> **DATA PROVIDED**:
....................

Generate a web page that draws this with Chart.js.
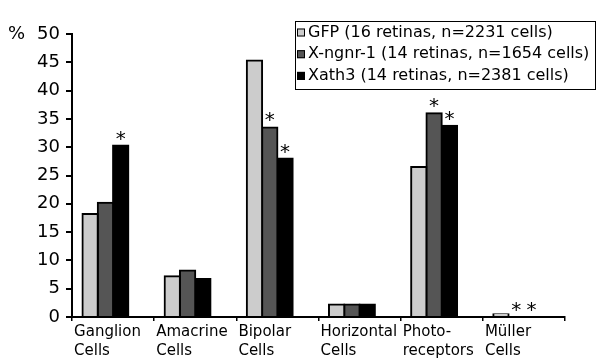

....................

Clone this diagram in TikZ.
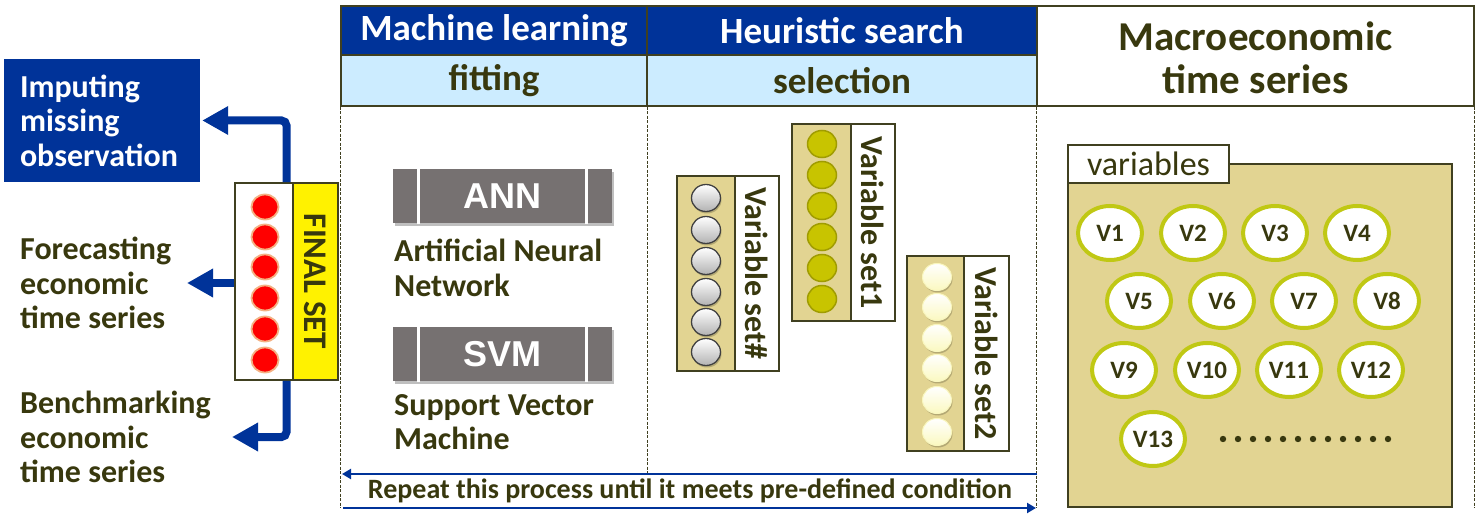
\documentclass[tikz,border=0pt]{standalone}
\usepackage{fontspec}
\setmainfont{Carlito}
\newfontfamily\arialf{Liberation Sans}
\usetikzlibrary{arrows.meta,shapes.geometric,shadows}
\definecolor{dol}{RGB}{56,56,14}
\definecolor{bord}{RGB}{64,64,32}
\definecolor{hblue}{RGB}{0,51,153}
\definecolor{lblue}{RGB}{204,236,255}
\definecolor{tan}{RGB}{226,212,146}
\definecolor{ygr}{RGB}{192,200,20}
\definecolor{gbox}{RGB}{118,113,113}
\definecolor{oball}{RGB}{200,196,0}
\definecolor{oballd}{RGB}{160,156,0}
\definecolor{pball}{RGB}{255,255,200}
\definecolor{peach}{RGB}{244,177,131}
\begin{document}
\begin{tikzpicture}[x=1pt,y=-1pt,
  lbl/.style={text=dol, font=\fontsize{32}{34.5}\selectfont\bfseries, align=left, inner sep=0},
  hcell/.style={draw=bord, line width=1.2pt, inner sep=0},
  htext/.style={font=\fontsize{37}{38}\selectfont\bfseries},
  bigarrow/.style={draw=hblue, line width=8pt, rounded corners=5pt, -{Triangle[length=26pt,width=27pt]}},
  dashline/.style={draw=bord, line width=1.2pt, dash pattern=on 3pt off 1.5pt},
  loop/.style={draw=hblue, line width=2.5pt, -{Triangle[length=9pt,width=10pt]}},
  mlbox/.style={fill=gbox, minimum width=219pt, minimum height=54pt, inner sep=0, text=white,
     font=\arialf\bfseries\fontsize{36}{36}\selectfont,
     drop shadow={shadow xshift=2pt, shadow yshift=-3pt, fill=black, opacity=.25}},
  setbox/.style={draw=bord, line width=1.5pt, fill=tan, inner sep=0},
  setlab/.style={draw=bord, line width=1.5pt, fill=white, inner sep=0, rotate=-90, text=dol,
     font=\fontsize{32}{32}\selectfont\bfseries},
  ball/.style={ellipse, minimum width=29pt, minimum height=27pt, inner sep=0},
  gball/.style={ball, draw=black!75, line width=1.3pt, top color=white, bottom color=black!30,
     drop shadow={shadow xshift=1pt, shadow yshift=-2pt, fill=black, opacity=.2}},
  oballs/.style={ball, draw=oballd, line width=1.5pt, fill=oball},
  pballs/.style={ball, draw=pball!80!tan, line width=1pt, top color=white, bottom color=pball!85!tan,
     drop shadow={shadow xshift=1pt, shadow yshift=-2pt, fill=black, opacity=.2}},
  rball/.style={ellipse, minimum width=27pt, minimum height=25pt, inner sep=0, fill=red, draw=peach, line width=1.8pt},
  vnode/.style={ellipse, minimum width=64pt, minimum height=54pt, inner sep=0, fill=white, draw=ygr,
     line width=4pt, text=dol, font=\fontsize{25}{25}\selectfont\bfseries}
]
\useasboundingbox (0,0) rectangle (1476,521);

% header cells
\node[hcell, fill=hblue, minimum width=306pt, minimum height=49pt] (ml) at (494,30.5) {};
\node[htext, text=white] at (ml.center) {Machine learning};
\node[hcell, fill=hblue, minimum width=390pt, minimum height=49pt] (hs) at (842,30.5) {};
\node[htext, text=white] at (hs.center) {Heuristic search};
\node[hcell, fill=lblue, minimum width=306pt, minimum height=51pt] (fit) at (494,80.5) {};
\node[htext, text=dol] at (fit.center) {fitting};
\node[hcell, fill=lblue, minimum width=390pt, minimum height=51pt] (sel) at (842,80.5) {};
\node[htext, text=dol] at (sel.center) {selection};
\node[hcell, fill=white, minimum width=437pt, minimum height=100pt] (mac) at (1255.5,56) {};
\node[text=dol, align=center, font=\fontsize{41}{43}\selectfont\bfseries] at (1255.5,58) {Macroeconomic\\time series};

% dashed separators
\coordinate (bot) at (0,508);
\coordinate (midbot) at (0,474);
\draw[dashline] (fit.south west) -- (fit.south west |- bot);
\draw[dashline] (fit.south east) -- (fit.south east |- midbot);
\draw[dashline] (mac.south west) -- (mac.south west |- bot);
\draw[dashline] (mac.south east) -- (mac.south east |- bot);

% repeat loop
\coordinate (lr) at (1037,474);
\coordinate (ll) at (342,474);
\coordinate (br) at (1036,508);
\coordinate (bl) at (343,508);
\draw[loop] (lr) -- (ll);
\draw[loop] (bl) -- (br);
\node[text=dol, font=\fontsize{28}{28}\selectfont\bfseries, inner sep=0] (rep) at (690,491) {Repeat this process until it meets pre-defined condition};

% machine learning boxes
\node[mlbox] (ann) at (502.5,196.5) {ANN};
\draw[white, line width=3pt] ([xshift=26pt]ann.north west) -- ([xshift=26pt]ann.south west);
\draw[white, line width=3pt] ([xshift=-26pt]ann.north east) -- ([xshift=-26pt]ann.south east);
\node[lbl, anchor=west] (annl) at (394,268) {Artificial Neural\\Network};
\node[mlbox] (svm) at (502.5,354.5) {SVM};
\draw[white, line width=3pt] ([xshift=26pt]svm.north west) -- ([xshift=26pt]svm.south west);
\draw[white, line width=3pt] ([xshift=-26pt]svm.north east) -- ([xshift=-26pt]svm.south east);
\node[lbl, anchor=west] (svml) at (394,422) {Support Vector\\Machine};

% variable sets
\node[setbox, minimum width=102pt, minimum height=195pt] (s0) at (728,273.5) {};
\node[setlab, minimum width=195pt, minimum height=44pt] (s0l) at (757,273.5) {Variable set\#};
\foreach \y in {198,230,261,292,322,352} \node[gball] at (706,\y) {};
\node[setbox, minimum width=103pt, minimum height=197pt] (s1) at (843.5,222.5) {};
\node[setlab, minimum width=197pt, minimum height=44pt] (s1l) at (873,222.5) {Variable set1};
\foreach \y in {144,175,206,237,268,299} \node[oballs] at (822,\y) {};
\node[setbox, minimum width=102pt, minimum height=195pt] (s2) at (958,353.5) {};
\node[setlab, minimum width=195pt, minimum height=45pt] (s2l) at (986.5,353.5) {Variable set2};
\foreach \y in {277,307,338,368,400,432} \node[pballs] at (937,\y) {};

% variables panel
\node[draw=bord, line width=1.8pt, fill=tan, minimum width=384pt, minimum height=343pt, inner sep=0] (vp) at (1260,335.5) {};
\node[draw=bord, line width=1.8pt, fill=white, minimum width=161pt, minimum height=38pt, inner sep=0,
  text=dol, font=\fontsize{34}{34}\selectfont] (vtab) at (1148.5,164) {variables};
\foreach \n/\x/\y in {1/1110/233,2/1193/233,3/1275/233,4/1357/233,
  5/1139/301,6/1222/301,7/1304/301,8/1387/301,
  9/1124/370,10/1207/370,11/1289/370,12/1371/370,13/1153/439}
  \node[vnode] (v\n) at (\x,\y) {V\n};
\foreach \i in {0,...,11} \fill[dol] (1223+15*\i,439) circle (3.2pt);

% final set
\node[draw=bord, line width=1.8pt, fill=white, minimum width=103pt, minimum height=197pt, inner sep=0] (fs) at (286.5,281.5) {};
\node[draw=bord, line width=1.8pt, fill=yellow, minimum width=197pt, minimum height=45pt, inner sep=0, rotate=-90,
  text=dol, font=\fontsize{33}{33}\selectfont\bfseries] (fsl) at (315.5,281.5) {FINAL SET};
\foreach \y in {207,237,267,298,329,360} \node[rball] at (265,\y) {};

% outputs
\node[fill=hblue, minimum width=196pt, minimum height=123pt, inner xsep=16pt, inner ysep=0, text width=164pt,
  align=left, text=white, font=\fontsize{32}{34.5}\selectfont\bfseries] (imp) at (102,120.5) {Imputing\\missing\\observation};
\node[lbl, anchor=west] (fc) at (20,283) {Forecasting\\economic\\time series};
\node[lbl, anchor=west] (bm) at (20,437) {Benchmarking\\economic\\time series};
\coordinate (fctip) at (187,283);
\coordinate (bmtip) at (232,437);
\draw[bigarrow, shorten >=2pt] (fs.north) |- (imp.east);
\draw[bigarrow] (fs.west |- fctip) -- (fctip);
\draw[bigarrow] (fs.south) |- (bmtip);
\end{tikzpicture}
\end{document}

....................

> **WHAT THE TASK REQUIRES**: List each line of the records that holds the string "this".

> **WRITTEN ANSWER**:
Generate a web page that draws this with Chart.js.
Clone this diagram in TikZ.
\node[text=dol, font=\fontsize{28}{28}\selectfont\bfseries, inner sep=0] (rep) at (690,491) {Repeat this process until it meets pre-defined condition};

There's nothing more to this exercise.